DataFrames.groupby — Method

groupby(d::DTable, cols::Vector{Symbol}; merge=true, chunksize=0)

Groups the d by distinct values of columns cols. The key is constructed by creating a NamedTuple from each row based on cols provided.

For kwargs usage details see groupby(d::DTable, col::Symbol)

Examples

julia> d = DTable((a=shuffle(repeat('a':'d', inner=4, outer=4)),b=repeat(1:4, 16)), 4)
DTable with 16 partitions
Tabletype: NamedTuple

julia> DTables.groupby(d, [:a,:b])
GDTable with 16 partitions and 16 keys
Tabletype: NamedTuple
Grouped by: [:a, :b]

julia> DTables.groupby(d, [:a,:b], chunksize=3)
GDTable with 27 partitions and 16 keys
Tabletype: NamedTuple
Grouped by: [:a, :b]

julia> DTables.groupby(d, [:a,:b], merge=false)
GDTable with 64 partitions and 16 keys
Tabletype: NamedTuple
Grouped by: [:a, :b]

DataFrames.select — Method

select(df::DTable, args...; copycols::Bool=true, renamecols::Bool=true)

Create a new DTable that contains columns from df specified by args and return it. The result is guaranteed to have the same number of rows as df, except when no columns are selected (in which case the result has zero rows).

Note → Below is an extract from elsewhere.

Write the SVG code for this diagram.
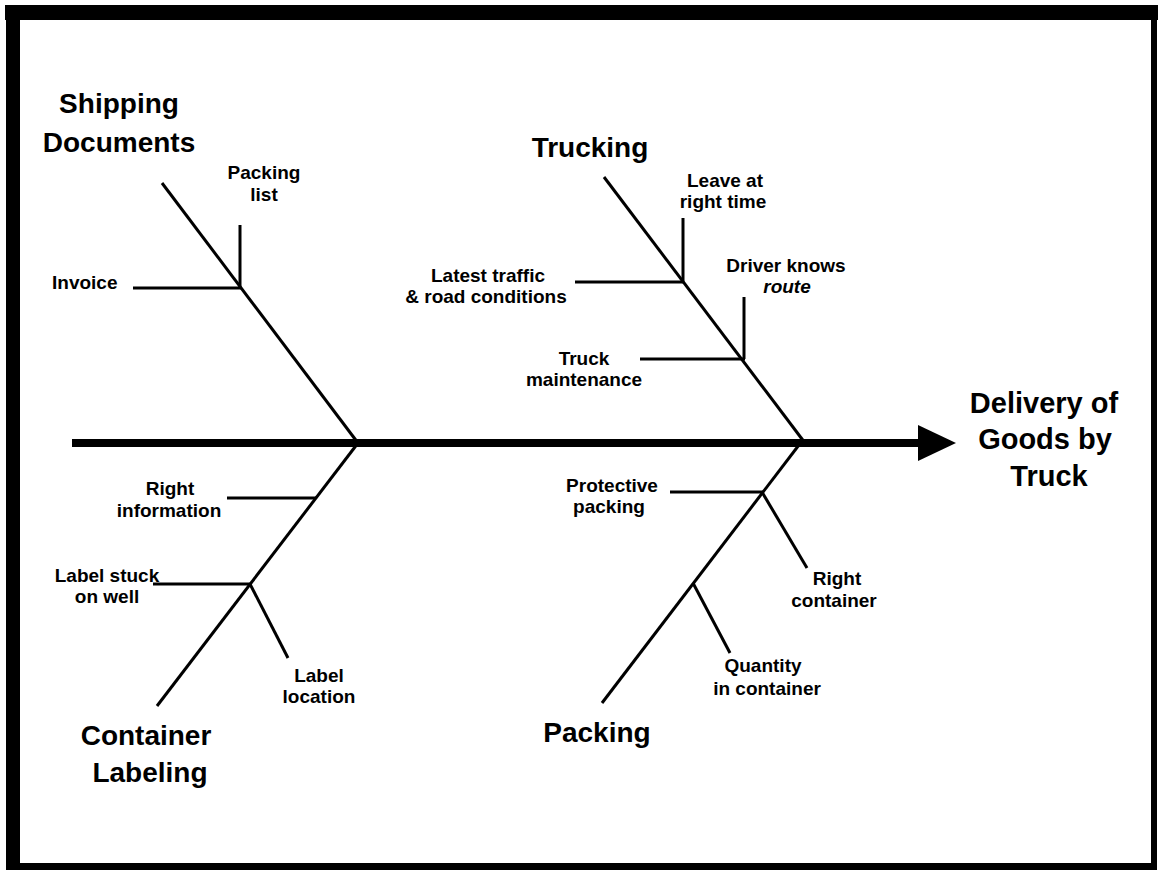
<svg xmlns="http://www.w3.org/2000/svg" width="1158" height="873" viewBox="0 0 1158 873">
<style>
.t{font-family:"Liberation Sans",Arial,sans-serif;font-weight:bold;fill:#000;text-anchor:middle}
.s{font-size:19px}
.h{font-size:28px}
.e{font-size:29px}
.b{stroke:#000;stroke-width:3;fill:none;stroke-linecap:butt}
</style>
<rect width="1158" height="873" fill="#fff"/>
<g id="frame" fill="#000">
<rect x="5" y="5" width="1153" height="15"/>
<rect x="6" y="5" width="14" height="865"/>
<rect x="1151" y="5" width="6" height="865"/>
<rect x="6" y="863" width="1151" height="7"/>
</g>
<g id="connectors">
<line x1="72" y1="443" x2="920" y2="443" stroke="#000" stroke-width="8"/>
<polygon points="918,425 956,443 918,461" fill="#000"/>
<line class="b" x1="162" y1="183" x2="358" y2="443"/>
<line class="b" x1="240" y1="225" x2="240" y2="288"/>
<line class="b" x1="133" y1="288" x2="241" y2="288"/>
<line class="b" x1="604" y1="177" x2="805" y2="443"/>
<line class="b" x1="683" y1="218" x2="683" y2="282"/>
<line class="b" x1="575" y1="282" x2="684" y2="282"/>
<line class="b" x1="744" y1="297" x2="744" y2="359"/>
<line class="b" x1="640" y1="359" x2="745" y2="359"/>
<line class="b" x1="358" y1="443" x2="157" y2="706"/>
<line class="b" x1="227" y1="498" x2="316" y2="498"/>
<line class="b" x1="153" y1="584" x2="251" y2="584"/>
<line class="b" x1="250" y1="584" x2="288" y2="658"/>
<line class="b" x1="802" y1="441" x2="602" y2="703"/>
<line class="b" x1="670" y1="492" x2="763" y2="492"/>
<line class="b" x1="762" y1="492" x2="807" y2="568"/>
<line class="b" x1="693" y1="583" x2="730" y2="653"/>
</g>
<g id="effect"><text class="t e" x="1044" y="413">Delivery of</text><text class="t e" x="1045" y="449">Goods by</text><text class="t e" x="1049" y="486">Truck</text></g>
<g id="shipping-documents"><text class="t h" x="119" y="113">Shipping</text><text class="t h" x="119" y="152">Documents</text></g>
<g id="packing-list"><text class="t s" x="264" y="179">Packing</text><text class="t s" x="264" y="201">list</text></g>
<g id="invoice"><text class="t s" x="52" y="289" style="text-anchor:start">Invoice</text></g>
<g id="trucking"><text class="t h" x="590" y="157">Trucking</text></g>
<g id="leave-at-right-time"><text class="t s" x="725" y="187">Leave at</text><text class="t s" x="723" y="208">right time</text></g>
<g id="latest-traffic"><text class="t s" x="488" y="282">Latest traffic</text><text class="t s" x="486" y="303">&amp; road conditions</text></g>
<g id="driver-knows-route"><text class="t s" x="786" y="272">Driver knows</text><text class="t s" x="787" y="293" font-style="italic">route</text></g>
<g id="truck-maintenance"><text class="t s" x="584" y="365">Truck</text><text class="t s" x="584" y="386">maintenance</text></g>
<g id="container-labeling"><text class="t h" x="146" y="745">Container</text><text class="t h" x="150" y="782">Labeling</text></g>
<g id="right-information"><text class="t s" x="170" y="495">Right</text><text class="t s" x="169" y="517">information</text></g>
<g id="label-stuck"><text class="t s" x="107" y="582">Label stuck</text><text class="t s" x="107" y="603">on well</text></g>
<g id="label-location"><text class="t s" x="319" y="682">Label</text><text class="t s" x="319" y="703">location</text></g>
<g id="packing"><text class="t h" x="597" y="742">Packing</text></g>
<g id="protective-packing"><text class="t s" x="612" y="492">Protective</text><text class="t s" x="609" y="513">packing</text></g>
<g id="right-container"><text class="t s" x="837" y="585">Right</text><text class="t s" x="834" y="607">container</text></g>
<g id="quantity"><text class="t s" x="763" y="672">Quantity</text><text class="t s" x="767" y="695">in container</text></g>
</svg>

This operation is supposed to provide the same functionality and syntax as DataFrames.select, but for DTable input. Most cases should be covered and the output should be exactly the same as one obtained using DataFrames. In case of output differences or args causing errors please file an issue with reproduction steps and data.

Please refer to DataFrames documentation for more details on usage.